Request: Gather every line from the entries below that includes "with".

(Data entries)

<<<<

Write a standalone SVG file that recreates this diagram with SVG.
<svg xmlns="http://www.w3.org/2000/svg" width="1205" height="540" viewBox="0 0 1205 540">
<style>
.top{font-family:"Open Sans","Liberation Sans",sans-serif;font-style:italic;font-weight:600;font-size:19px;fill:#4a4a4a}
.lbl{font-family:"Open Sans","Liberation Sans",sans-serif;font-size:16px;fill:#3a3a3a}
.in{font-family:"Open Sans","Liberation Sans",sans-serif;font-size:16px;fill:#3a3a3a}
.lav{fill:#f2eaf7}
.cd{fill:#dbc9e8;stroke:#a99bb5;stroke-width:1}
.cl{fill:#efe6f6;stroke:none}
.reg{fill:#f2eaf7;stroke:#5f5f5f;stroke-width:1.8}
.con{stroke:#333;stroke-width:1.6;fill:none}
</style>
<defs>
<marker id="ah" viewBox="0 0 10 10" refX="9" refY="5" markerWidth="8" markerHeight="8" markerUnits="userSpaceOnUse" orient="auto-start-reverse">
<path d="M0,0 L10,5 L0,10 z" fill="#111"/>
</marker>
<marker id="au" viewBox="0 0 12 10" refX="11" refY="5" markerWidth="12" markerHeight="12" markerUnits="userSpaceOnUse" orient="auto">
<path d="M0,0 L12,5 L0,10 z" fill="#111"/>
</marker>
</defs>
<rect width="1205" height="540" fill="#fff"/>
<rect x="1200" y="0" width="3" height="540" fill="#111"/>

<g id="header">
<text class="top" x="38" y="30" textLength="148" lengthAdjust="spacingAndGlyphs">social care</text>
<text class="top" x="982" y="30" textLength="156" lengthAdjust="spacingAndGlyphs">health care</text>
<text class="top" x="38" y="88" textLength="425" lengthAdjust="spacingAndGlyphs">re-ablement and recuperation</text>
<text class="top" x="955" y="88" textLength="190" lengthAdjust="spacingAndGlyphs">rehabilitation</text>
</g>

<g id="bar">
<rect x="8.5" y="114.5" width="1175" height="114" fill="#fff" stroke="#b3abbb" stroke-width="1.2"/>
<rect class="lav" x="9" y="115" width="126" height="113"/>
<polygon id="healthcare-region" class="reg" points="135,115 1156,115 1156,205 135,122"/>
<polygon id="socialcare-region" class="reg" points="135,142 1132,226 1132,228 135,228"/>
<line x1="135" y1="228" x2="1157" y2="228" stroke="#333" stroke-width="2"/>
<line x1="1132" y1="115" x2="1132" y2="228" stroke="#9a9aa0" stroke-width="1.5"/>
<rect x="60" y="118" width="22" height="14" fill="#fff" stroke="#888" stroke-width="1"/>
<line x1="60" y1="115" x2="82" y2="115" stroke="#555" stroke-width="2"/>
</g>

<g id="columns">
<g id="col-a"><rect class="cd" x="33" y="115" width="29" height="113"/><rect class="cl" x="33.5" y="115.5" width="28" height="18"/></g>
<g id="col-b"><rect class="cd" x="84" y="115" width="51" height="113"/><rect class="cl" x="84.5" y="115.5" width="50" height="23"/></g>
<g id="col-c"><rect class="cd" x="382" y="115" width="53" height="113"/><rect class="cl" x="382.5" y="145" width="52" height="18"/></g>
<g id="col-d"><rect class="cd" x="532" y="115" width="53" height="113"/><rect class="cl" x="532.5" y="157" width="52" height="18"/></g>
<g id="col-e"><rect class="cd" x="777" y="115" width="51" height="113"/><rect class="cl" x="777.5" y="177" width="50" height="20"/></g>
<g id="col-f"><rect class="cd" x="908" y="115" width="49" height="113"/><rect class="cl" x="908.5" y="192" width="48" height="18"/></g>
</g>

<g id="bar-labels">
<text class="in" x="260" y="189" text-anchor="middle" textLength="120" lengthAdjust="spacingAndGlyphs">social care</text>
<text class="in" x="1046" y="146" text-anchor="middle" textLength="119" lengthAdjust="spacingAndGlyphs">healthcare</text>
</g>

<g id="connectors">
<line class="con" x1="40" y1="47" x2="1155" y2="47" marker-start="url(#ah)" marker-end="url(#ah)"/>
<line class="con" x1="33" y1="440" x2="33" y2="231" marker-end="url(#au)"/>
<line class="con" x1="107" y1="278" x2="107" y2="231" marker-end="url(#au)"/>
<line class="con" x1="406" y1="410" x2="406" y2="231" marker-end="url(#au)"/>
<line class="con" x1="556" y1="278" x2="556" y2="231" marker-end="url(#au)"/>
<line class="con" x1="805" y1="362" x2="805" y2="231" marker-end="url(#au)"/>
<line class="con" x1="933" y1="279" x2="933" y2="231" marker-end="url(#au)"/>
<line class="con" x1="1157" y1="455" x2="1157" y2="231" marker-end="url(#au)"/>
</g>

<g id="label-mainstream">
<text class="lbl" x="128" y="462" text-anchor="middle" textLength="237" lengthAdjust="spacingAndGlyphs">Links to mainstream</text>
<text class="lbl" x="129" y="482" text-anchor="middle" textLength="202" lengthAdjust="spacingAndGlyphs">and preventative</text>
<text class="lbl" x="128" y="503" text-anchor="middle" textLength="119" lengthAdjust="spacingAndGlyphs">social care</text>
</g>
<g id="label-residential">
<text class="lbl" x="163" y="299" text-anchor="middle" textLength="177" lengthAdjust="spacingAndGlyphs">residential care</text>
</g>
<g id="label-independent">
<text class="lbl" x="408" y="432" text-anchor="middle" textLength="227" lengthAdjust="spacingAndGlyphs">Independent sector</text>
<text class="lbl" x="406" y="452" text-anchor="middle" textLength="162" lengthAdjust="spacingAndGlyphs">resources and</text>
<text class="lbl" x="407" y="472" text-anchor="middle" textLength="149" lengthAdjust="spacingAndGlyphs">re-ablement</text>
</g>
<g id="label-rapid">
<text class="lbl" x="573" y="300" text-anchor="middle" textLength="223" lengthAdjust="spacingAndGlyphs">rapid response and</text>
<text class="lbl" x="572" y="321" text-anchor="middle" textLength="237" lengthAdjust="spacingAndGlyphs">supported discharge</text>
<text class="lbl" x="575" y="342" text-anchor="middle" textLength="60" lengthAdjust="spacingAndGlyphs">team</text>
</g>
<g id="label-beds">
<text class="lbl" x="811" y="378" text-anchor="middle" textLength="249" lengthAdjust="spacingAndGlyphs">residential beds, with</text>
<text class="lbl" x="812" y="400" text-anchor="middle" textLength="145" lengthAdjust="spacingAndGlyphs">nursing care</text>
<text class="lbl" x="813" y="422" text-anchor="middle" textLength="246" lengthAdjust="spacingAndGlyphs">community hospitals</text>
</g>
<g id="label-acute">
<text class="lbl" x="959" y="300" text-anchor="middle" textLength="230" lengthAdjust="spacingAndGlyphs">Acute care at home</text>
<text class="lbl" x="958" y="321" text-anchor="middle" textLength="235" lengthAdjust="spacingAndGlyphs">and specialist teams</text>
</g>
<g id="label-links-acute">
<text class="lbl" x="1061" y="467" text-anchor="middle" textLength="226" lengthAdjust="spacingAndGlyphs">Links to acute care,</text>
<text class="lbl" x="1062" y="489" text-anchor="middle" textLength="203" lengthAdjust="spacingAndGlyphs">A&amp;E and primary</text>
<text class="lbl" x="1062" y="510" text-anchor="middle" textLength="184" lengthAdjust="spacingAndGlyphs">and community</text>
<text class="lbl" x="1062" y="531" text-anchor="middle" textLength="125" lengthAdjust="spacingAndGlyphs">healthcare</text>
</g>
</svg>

>>>>
<<<<

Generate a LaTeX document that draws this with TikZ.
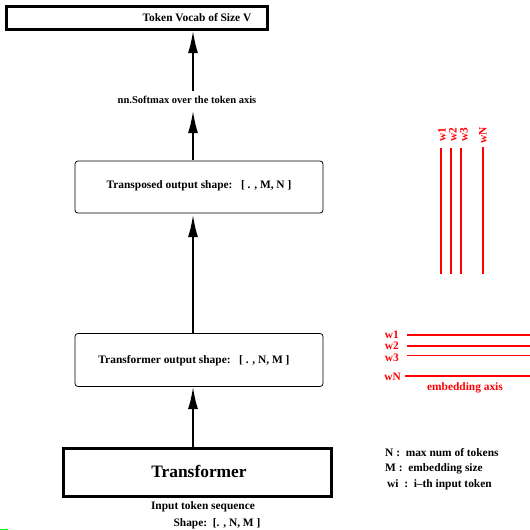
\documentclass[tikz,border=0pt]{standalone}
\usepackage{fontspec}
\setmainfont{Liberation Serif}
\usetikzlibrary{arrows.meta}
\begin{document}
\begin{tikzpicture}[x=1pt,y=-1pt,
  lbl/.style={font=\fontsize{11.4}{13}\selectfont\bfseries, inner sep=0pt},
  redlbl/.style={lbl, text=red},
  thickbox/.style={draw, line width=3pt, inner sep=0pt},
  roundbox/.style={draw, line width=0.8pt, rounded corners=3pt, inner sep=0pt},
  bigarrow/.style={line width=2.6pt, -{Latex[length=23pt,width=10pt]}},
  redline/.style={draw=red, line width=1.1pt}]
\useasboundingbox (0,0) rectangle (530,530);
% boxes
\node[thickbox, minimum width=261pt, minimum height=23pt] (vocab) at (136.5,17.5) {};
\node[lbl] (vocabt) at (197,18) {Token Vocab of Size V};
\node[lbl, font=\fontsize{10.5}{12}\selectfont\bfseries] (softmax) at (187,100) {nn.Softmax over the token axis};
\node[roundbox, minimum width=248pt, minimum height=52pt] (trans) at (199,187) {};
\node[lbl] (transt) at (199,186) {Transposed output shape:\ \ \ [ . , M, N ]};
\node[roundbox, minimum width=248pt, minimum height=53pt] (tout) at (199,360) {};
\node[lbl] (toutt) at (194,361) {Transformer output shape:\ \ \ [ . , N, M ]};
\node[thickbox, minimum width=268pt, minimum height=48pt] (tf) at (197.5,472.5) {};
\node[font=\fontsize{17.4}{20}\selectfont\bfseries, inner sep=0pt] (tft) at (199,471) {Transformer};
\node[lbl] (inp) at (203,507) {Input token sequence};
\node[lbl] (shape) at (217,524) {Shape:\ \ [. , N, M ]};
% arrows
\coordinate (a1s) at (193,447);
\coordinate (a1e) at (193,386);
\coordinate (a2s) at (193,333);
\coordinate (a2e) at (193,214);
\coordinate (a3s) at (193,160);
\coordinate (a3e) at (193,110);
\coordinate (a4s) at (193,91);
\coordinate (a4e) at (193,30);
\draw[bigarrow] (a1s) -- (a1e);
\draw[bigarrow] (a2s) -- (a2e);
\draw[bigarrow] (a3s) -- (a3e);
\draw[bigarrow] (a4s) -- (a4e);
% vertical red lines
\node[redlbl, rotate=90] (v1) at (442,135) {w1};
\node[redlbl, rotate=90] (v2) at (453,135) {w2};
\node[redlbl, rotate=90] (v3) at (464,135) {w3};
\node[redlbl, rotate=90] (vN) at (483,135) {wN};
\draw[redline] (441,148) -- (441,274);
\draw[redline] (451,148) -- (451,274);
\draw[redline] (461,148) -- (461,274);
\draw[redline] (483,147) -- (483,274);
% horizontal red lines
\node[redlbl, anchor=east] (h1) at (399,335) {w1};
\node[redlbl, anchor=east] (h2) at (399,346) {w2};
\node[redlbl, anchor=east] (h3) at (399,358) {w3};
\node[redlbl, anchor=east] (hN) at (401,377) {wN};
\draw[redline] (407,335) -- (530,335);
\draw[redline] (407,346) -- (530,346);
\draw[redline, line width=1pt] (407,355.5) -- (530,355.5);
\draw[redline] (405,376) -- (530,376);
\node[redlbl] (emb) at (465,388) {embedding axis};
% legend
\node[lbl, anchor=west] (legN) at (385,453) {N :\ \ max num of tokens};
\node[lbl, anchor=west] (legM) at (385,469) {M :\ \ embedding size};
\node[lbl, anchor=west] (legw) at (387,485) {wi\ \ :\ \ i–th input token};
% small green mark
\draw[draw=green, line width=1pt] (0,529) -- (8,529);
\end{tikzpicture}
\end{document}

>>>>

Solution:
Write a standalone SVG file that recreates this diagram with SVG.
<text class="lbl" x="811" y="378" text-anchor="middle" textLength="249" lengthAdjust="spacingAndGlyphs">residential beds, with</text>
Generate a LaTeX document that draws this with TikZ.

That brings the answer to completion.